Alternative Method: is.element Function
Besides the %in% operator, the is.element function can achieve identical functionality:
dt[is.element(dt$fct, vc), ]
These two methods are functionally equivalent, with the choice between them primarily depending on personal coding preferences.
Extended Application Scenarios
In practical data analysis, filtering operations often need to integrate with other data processing steps. For instance, the subset function can be used:
subset(dt, fct %in% vc)
Alternatively, the filter function from the dplyr package:
library(dplyr)
filter(dt, fct %in% vc)
Implementation of Inverse Filtering
Sometimes there is a need to filter rows that do not contain values from a specified vector, which can be achieved through negation:
dt[!dt$fct %in% vc, ]
Or using the setdiff function:
dt[dt$fct %in% setdiff(levels(dt$fct), vc), ]
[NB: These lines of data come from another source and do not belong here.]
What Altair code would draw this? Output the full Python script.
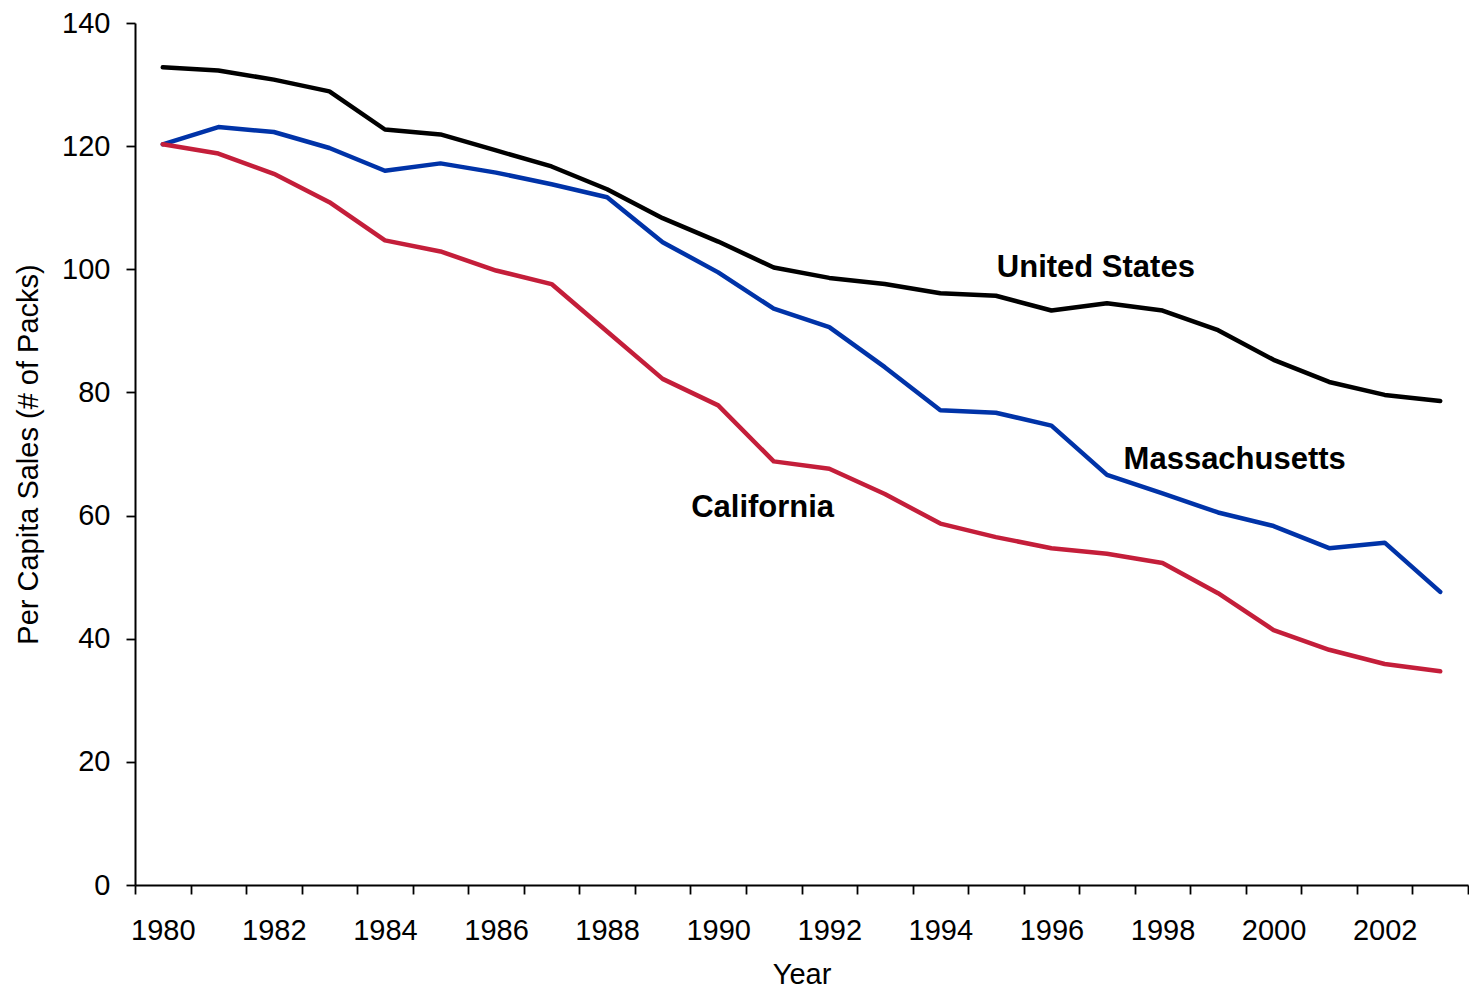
import altair as alt
import pandas as pd

# ---- data ----
years = list(range(1980, 2004))
us = [132.8, 132.3, 130.8, 128.9, 122.7, 121.9, 119.3, 116.7, 113.0, 108.3,
      104.5, 100.3, 98.6, 97.6, 96.1, 95.7, 93.3, 94.5, 93.3, 90.1,
      85.3, 81.7, 79.6, 78.6]
ma = [120.3, 123.1, 122.3, 119.7, 116.0, 117.2, 115.7, 113.8, 111.7, 104.4,
      99.5, 93.6, 90.6, 84.1, 77.1, 76.7, 74.6, 66.6, 63.6, 60.5,
      58.3, 54.7, 55.6, 47.6]
ca = [120.3, 118.8, 115.5, 110.9, 104.7, 102.9, 99.8, 97.6, 89.9, 82.2,
      77.9, 68.8, 67.6, 63.5, 58.7, 56.5, 54.7, 53.8, 52.3, 47.4,
      41.4, 38.2, 35.9, 34.7]
series = ["United States", "Massachusetts", "California"]
colors = ["#000000", "#0033A8", "#C41E3A"]

label_text = ["United States", "Massachusetts", "California"]
label_year = [1996.8, 1999.3, 1990.8]
label_value = [100.2, 69.0, 61.2]

# ---- tables ----
rows = []
for name, vals in zip(series, [us, ma, ca]):
    for yr, v in zip(years, vals):
        rows.append({"Year": yr, "Sales": v, "Series": name})
df = pd.DataFrame(rows)
labels = pd.DataFrame({"text": label_text, "Year": label_year, "Sales": label_value})

FONT = "Liberation Sans"
PLOT_W = 1333
HALF_YEAR_PX = PLOT_W / 24 / 2

x_scale = alt.Scale(domain=[1979.5, 2003.5], nice=False, zero=False)
y_scale = alt.Scale(domain=[0, 140], nice=False, zero=True)

tick_vals = [yr - 0.5 for yr in years] + [years[-1] + 0.5]

x_axis = alt.Axis(
    values=tick_vals,
    labelExpr="((datum.value + 0.5) % 2 == 0 && datum.value < 2003) ? format(datum.value + 0.5, 'd') : ''",
    labelOffset=HALF_YEAR_PX,
    labelOverlap=False,
    labelFlush=False,
    labelBound=False,
    labelPadding=22,
    labelBaseline="top",
    labelFontSize=29,
    labelFont=FONT,
    labelColor="black",
    tickSize=9,
    tickWidth=1.8,
    tickColor="black",
    domainColor="black",
    domainWidth=2,
    grid=False,
    title="Year",
    titleFont=FONT,
    titleFontSize=29,
    titleFontWeight="normal",
    titleColor="black",
    titleBaseline="alphabetic",
    titleY=98,
)

y_axis = alt.Axis(
    values=[0, 20, 40, 60, 80, 100, 120, 140],
    format="d",
    labelFontSize=29,
    labelFont=FONT,
    labelColor="black",
    labelPadding=16,
    labelBaseline="middle",
    tickSize=9,
    tickWidth=1.8,
    tickColor="black",
    domainColor="black",
    domainWidth=2,
    grid=False,
    title="Per Capita Sales (# of Packs)",
    titleFont=FONT,
    titleFontSize=29,
    titleFontWeight="normal",
    titleColor="black",
    titleAngle=270,
    titleAlign="center",
    titleBaseline="alphabetic",
    titleX=-98,
    titleY=431,
)

lines = alt.Chart(df).mark_line(strokeWidth=4.5, strokeCap="round", strokeJoin="round").encode(
    x=alt.X("Year:Q", scale=x_scale, axis=x_axis),
    y=alt.Y("Sales:Q", scale=y_scale, axis=y_axis),
    color=alt.Color("Series:N", scale=alt.Scale(domain=series, range=colors), legend=None),
)

texts = alt.Chart(labels).mark_text(
    font=FONT, fontSize=31, fontWeight="bold", align="center", baseline="middle", color="black"
).encode(
    x=alt.X("Year:Q", scale=x_scale),
    y=alt.Y("Sales:Q", scale=y_scale),
    text="text:N",
)

chart = alt.layer(lines, texts).properties(
    width=PLOT_W,
    height=862,
    autosize=alt.AutoSizeParams(type="none"),
    padding={"left": 127, "top": 15, "right": 1, "bottom": 104},
    background="white",
).configure_view(stroke=None)

chart.save("out.html", embed_options={"renderer": "svg", "actions": False})
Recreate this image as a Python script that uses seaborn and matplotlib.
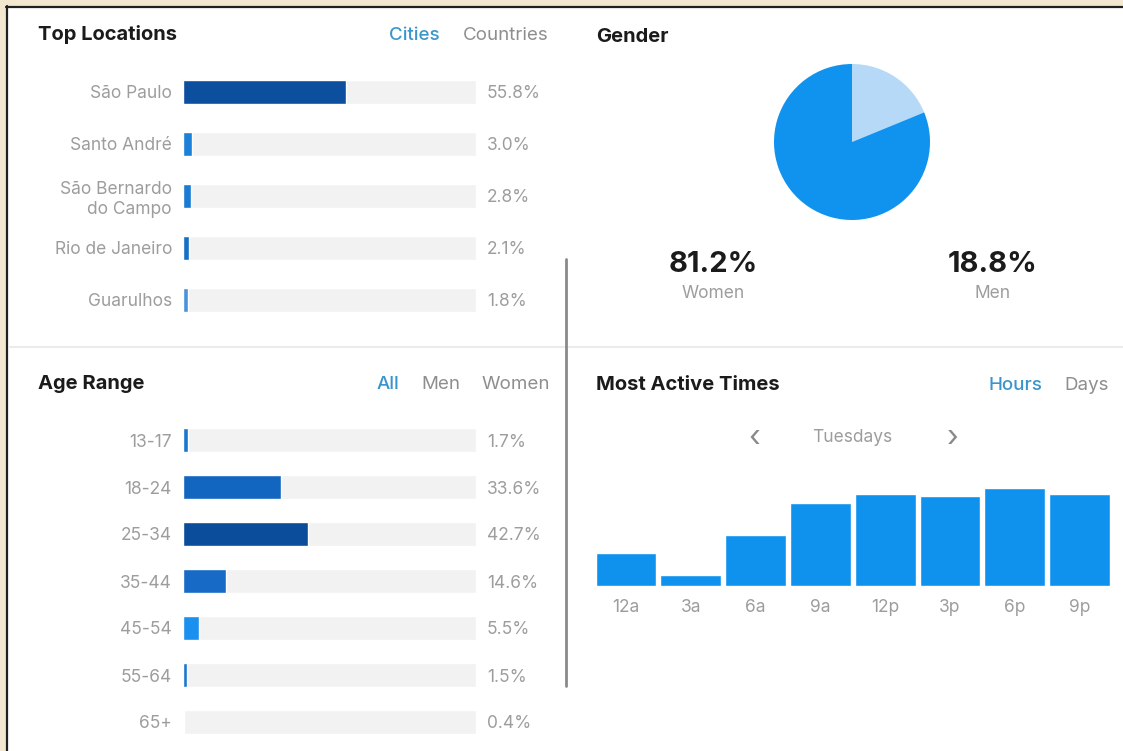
import matplotlib
matplotlib.use("Agg")
import matplotlib.pyplot as plt
import seaborn as sns
import pandas as pd
from matplotlib.lines import Line2D
from matplotlib.patches import Rectangle
import matplotlib.transforms as mtransforms

# ---------------- data ----------------
cities = ["São Paulo", "Santo André", "São Bernardo\ndo Campo", "Rio de Janeiro", "Guarulhos"]
city_pct = [55.8, 3.0, 2.8, 2.1, 1.8]

age_ranges = ["13-17", "18-24", "25-34", "35-44", "45-54", "55-64", "65+"]
age_pct = [1.7, 33.6, 42.7, 14.6, 5.5, 1.5, 0.4]

gender_labels = ["Men", "Women"]
gender_pct = [18.8, 81.2]

hours = ["12a", "3a", "6a", "9a", "12p", "3p", "6p", "9p"]
activity = [33, 11, 51, 83, 92, 90, 98, 92]

city_tabs = ["Cities", "Countries"]
age_tabs = ["All", "Men", "Women"]
time_tabs = ["Hours", "Days"]
day_label = "Tuesdays"

# ---------------- style ----------------
sns.set_theme(style="white")
plt.rcParams["font.family"] = ["Inter", "DejaVu Sans"]

W, H = 1123, 751
fig = plt.figure(figsize=(W / 100, H / 100), dpi=100)
fig.patch.set_facecolor("#f3e8cf")

TITLE_C = "#1b1b1b"
GRAY = "#9d9d9d"
TAB_ON = "#3a95cc"
TAB_OFF = "#8e8e8e"
TRACK = "#f2f2f2"
TITLE_FS = 14.5
LABEL_FS = 12.5
TAB_FS = 13.5

city_colors = ["#0c4f9f", "#1a80d8", "#1a7bd2", "#1670c4", "#4a93dc"]
age_colors = ["#1a78cf", "#1366c0", "#0b4d9b", "#176bc7", "#1c90ef", "#1a78cf", "#1a90ef"]
pie_colors = ["#b5d9f7", "#0f93ee"]
active_color = "#0f92ee"


def fx(x):
    return x / W


def fy(y):
    return 1 - y / H


def axes_px(x0, y0, x1, y1):
    ax = fig.add_axes([x0 / W, 1 - y1 / H, (x1 - x0) / W, (y1 - y0) / H])
    ax.set_facecolor("none")
    return ax


def ftext(x, y, s, **kw):
    kw.setdefault("va", "center_baseline")
    fig.text(fx(x), fy(y), s, **kw)


# white panel with dark left/top edge
fig.add_artist(Rectangle((fx(6), 0), 1 - fx(6), fy(6), transform=fig.transFigure,
                         facecolor="white", edgecolor="none", zorder=0))
fig.add_artist(Line2D([fx(6.5), fx(6.5)], [0, fy(6)], transform=fig.transFigure,
                      color="#202020", lw=1.6))
fig.add_artist(Line2D([fx(6), 1], [fy(6.5), fy(6.5)], transform=fig.transFigure,
                      color="#202020", lw=1.6))
# separators
fig.add_artist(Line2D([fx(10), 1], [fy(347), fy(347)], transform=fig.transFigure,
                      color="#ebebeb", lw=1.5))
fig.add_artist(Line2D([fx(566), fx(566)], [fy(259), fy(686)], transform=fig.transFigure,
                      color="#8a8a8a", lw=2))


def hbar_panel(ax, cats, vals, colors, width):
    df = pd.DataFrame({"cat": cats, "val": vals, "track": [100] * len(cats)})
    sns.barplot(data=df, x="track", y="cat", color=TRACK, width=width, ax=ax,
                saturation=1, order=cats)
    sns.barplot(data=df, x="val", y="cat", hue="cat", palette=colors, width=width,
                ax=ax, saturation=1, order=cats, hue_order=cats, legend=False)
    ax.set_xlim(0, 100)
    ax.set_ylim(len(cats) - 0.5, -0.5)
    ax.set_xlabel("")
    ax.set_ylabel("")
    ax.set_xticks([])
    ax.tick_params(axis="y", length=0, pad=8, labelsize=LABEL_FS, labelcolor=GRAY)
    for s in ax.spines.values():
        s.set_visible(False)
    trans = mtransforms.blended_transform_factory(ax.transAxes, ax.transData)
    for i, v in enumerate(vals):
        ax.text(1.0375, i, f"{v:.1f}%", transform=trans, va="center_baseline", ha="left",
                fontsize=LABEL_FS, color=GRAY)


# ---------------- Top Locations ----------------
ftext(38, 33, "Top Locations", fontsize=TITLE_FS, fontweight="bold", color=TITLE_C)
ftext(414, 33, city_tabs[0], fontsize=TAB_FS, color=TAB_ON, ha="center", fontweight="medium")
ftext(506, 33, city_tabs[1], fontsize=TAB_FS, color=TAB_OFF, ha="center")
ax1 = axes_px(183, 66, 476, 326)
hbar_panel(ax1, cities, city_pct, city_colors, 0.46)

# ---------------- Age Range ----------------
ftext(38, 382, "Age Range", fontsize=TITLE_FS, fontweight="bold", color=TITLE_C)
ftext(388, 382, age_tabs[0], fontsize=TAB_FS, color=TAB_ON, ha="center", fontweight="medium")
ftext(441, 382, age_tabs[1], fontsize=TAB_FS, color=TAB_OFF, ha="center")
ftext(516, 382, age_tabs[2], fontsize=TAB_FS, color=TAB_OFF, ha="center")
ax2 = axes_px(183, 416.5, 476, 745.5)
hbar_panel(ax2, age_ranges, age_pct, age_colors, 0.51)

# ---------------- Gender ----------------
ftext(596, 35, "Gender", fontsize=TITLE_FS, fontweight="bold", color=TITLE_C)
ax3 = axes_px(774, 64, 930, 220)
ax3.pie(gender_pct, colors=pie_colors, startangle=90, counterclock=False,
        wedgeprops=dict(linewidth=0))
ax3.set_xlim(-1, 1)
ax3.set_ylim(-1, 1)
ax3.set_aspect("equal")
ax3.axis("off")
for xc, lab, pct in [(713, gender_labels[1], gender_pct[1]), (993, gender_labels[0], gender_pct[0])]:
    ftext(xc, 261, f"{pct:.1f}%", fontsize=21, fontweight="bold", color=TITLE_C, ha="center")
    ftext(xc, 291, lab, fontsize=LABEL_FS, color=GRAY, ha="center")

# ---------------- Most Active Times ----------------
ftext(596, 383, "Most Active Times", fontsize=TITLE_FS, fontweight="bold", color=TITLE_C)
ftext(1015, 383, time_tabs[0], fontsize=TAB_FS, color=TAB_ON, ha="center", fontweight="medium")
ftext(1087, 383, time_tabs[1], fontsize=TAB_FS, color=TAB_OFF, ha="center")
ftext(754, 436, "‹", fontsize=22, color="#8a8a8a", ha="center")
ftext(852, 436, day_label, fontsize=LABEL_FS, color=GRAY, ha="center")
ftext(953, 436, "›", fontsize=22, color="#8a8a8a", ha="center")

ax4 = axes_px(593.6, 486, 1112, 586)
df4 = pd.DataFrame({"hour": hours, "act": activity})
sns.barplot(data=df4, x="hour", y="act", color=active_color, saturation=1, width=0.94,
            ax=ax4, order=hours)
ax4.set_xlim(-0.5, len(hours) - 0.5)
ax4.set_ylim(0, 100)
ax4.set_xlabel("")
ax4.set_ylabel("")
ax4.set_yticks([])
ax4.tick_params(axis="x", length=0, pad=9, labelsize=LABEL_FS, labelcolor=GRAY)
for s in ax4.spines.values():
    s.set_visible(False)

fig.savefig("out.png", dpi=100, facecolor=fig.get_facecolor())
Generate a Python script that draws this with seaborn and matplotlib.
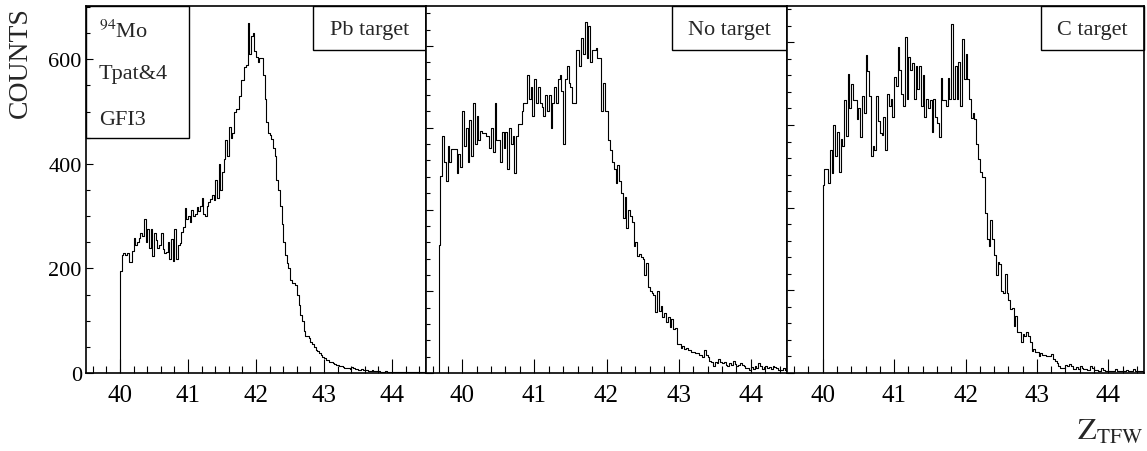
import numpy as np
import pandas as pd
import matplotlib
matplotlib.use("Agg")
import matplotlib.pyplot as plt
from matplotlib.patches import Rectangle
from matplotlib.ticker import MultipleLocator
import seaborn as sns

# bin layout of the three spectra (Z_TFW), 0.025 wide bins
bin_width = 0.025
start_pb, start_none, start_c = 40.00, 39.675, 40.00

# counts per bin (one row = 0.25 in Z)
counts_pb = [
    195, 225, 230, 226, 230, 212, 212, 234, 259, 245,
    250, 258, 268, 262, 294, 250, 275, 240, 275, 224,
    268, 255, 240, 245, 268, 237, 230, 232, 250, 218,
    256, 215, 275, 218, 245, 248, 270, 280, 316, 295,
    300, 288, 312, 300, 305, 318, 310, 320, 335, 305,
    300, 320, 328, 333, 340, 330, 370, 335, 400, 350,
    385, 410, 445, 415, 470, 450, 460, 500, 505, 505,
    530, 560, 560, 585, 590, 670, 610, 645, 650, 615,
    605, 595, 603, 603, 570, 525, 480, 460, 455, 448,
    430, 415, 370, 350, 320, 285, 250, 225, 210, 200,
    178, 172, 172, 168, 150, 130, 110, 100, 80, 70,
    70, 66, 60, 56, 50, 44, 42, 38, 35, 31,
    28, 24, 25, 21, 21, 19, 18, 16, 15, 13,
    13, 11, 10, 10, 9, 8, 12, 10, 7, 7,
    6, 6, 8, 6, 5, 5, 4, 4, 5, 3,
    3, 3, 3, 2, 2, 2, 3, 2, 2, 2,
    2, 2, 1, 1, 2, 1, 1, 2, 2, 1,
    2, 2, 1, 1, 2, 1, 1, 1, 2, 1,
]
counts_none = [
    156,
    241, 290, 258, 235, 278, 258, 274, 274, 274, 245, 268, 252,
    320, 278, 300, 258, 310, 265, 330, 280, 315, 285,
    296, 294, 294, 290, 290, 275, 300, 270, 330, 285,
    285, 258, 295, 275, 295, 250, 300, 280, 290, 245,
    290, 305, 305, 320, 330, 330, 365, 335, 350, 315,
    360, 330, 350, 330, 325, 315, 340, 320, 340, 300,
    330, 350, 330, 360, 365, 345, 280, 360, 375, 355,
    350, 330, 330, 395, 395, 375, 410, 390, 430, 385,
    425, 380, 395, 395, 398, 385, 385, 320, 355, 320,
    320, 285, 273, 258, 250, 232, 255, 235, 220, 190,
    215, 178, 200, 192, 185, 155, 160, 143, 145, 142,
    140, 120, 135, 105, 100, 98, 95, 75, 100, 76,
    82, 68, 74, 62, 68, 56, 66, 54, 55, 35,
    35, 31, 33, 29, 30, 28, 28, 26, 26, 24,
    24, 22, 22, 20, 28, 22, 19, 15, 13, 9,
    14, 12, 17, 13, 12, 14, 10, 8, 12, 10,
    15, 11, 8, 10, 12, 10, 8, 6, 6, 4,
    7, 5, 8, 6, 12, 8, 5, 7, 8, 6,
    7, 5, 9, 7, 6, 4, 4, 4, 6, 4,
]
counts_c = [
    227, 247, 247, 230, 270, 242, 300, 262, 292, 243,
    283, 275, 330, 287, 362, 320, 350, 330, 330, 307,
    320, 285, 335, 315, 385, 365, 335, 262, 275, 270,
    335, 305, 290, 288, 310, 270, 338, 323, 332, 310,
    358, 347, 394, 366, 337, 323, 406, 332, 382, 366,
    375, 331, 372, 344, 372, 323, 360, 310, 332, 320,
    330, 291, 332, 310, 303, 285, 357, 330, 330, 323,
    357, 332, 422, 332, 372, 332, 376, 323, 404, 356,
    386, 356, 332, 308, 315, 307, 277, 259, 243, 237,
    237, 193, 162, 154, 185, 162, 143, 118, 134, 132,
    99, 97, 120, 97, 88, 78, 79, 57, 69, 49,
    49, 37, 47, 45, 49, 45, 37, 27, 29, 25,
    25, 21, 24, 22, 22, 20, 21, 21, 23, 17,
    14, 12, 8, 6, 6, 6, 10, 8, 11, 9,
    5, 5, 7, 5, 8, 6, 5, 5, 4, 4,
    8, 6, 4, 4, 3, 3, 6, 4, 3, 3,
    2, 2, 3, 3, 5, 3, 2, 2, 3, 3,
    4, 2, 2, 2, 5, 3, 3, 3, 2, 2,
]
panel_labels = ["Pb target", "No target", "C target"]
info_lines = [r"$^{94}$Mo", "Tpat&4", "GFI3"]

sns.set_style("ticks")
plt.rcParams["font.family"] = ["Liberation Serif", "DejaVu Serif"]
plt.rcParams["mathtext.fontset"] = "stix"

fig = plt.figure(figsize=(11.47, 4.52), dpi=100)
W, H = 1147, 452
bottom, height = (H - 374) / H, 367 / H
rects = [(86, 340), (426, 361), (787, 357)]
ytops = [702, 449, 444]
starts = [start_pb, start_none, start_c]
series = [counts_pb, counts_none, counts_c]
box_left = [0.668, 0.681, 0.711]

for i, (x0, w) in enumerate(rects):
    ax = fig.add_axes([x0 / W, bottom, w / W, height])
    cnt = np.array([0] + series[i], dtype=float)
    lo = starts[i] - bin_width
    edges = lo + bin_width * np.arange(len(cnt) + 1)
    df = pd.DataFrame({"z": (edges[:-1] + edges[1:]) / 2, "n": cnt})
    sns.histplot(data=df, x="z", weights="n", bins=edges.tolist(), element="step",
                 fill=False, color="black", linewidth=0.8, ax=ax)
    ax.set_xlim(39.5, 44.5)
    ax.set_ylim(0, ytops[i])
    ax.set_xlabel("")
    ax.set_ylabel("")
    ax.xaxis.set_major_locator(MultipleLocator(1))
    ax.xaxis.set_minor_locator(MultipleLocator(0.2))
    if i == 0:
        ax.yaxis.set_major_locator(MultipleLocator(200))
        ax.yaxis.set_minor_locator(MultipleLocator(50))
    else:
        ax.yaxis.set_major_locator(MultipleLocator(100))
        ax.yaxis.set_minor_locator(MultipleLocator(20))
        ax.tick_params(axis="y", labelleft=False)
    ax.tick_params(axis="both", which="both", direction="in", width=0.8, colors="black")
    ax.tick_params(axis="x", which="major", length=10, pad=8, labelsize=18)
    ax.tick_params(axis="x", which="minor", length=5)
    ax.tick_params(axis="y", which="major", length=5, pad=3, labelsize=16)
    ax.tick_params(axis="y", which="minor", length=3)
    for s in ax.spines.values():
        s.set_linewidth(1.2)
        s.set_color("black")
    # label box in top right corner
    bl = box_left[i]
    ax.add_patch(Rectangle((bl, 0.880), 1 - bl, 0.12, transform=ax.transAxes,
                           fill=False, edgecolor="black", linewidth=1.0, clip_on=False))
    ax.text((bl + 1) / 2, 0.935, panel_labels[i], transform=ax.transAxes,
            ha="center", va="center", fontsize=16)
    if i == 0:
        ax.add_patch(Rectangle((0, 0.640), 0.303, 0.36, transform=ax.transAxes,
                               fill=False, edgecolor="black", linewidth=1.0, clip_on=False))
        for txt, yy in zip(info_lines, [0.932, 0.815, 0.692]):
            ax.text(0.038, yy, txt, transform=ax.transAxes, ha="left", va="center", fontsize=16)

fig.text(20 / W, 1 - 7 / H, "COUNTS", rotation=90, ha="center", va="top", fontsize=20)
fig.text(1143 / W, 1 - 440 / H, r"$\mathrm{Z}_{\mathrm{TFW}}$", ha="right", va="baseline", fontsize=22)

fig.savefig("out.png", dpi=100)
Performance Optimization Recommendations
For large-scale datasets, it is recommended to:
- Prioritize vectorized operations over loops
- Consider precomputing indices for frequently used filtering conditions
- Utilize the data.table package for handling extremely large datasets
Conclusion
The %in% operator provides a concise and efficient solution for vector matching, serving as a crucial tool in R programming for data manipulation. Mastering its proper usage can significantly enhance both code readability and execution efficiency.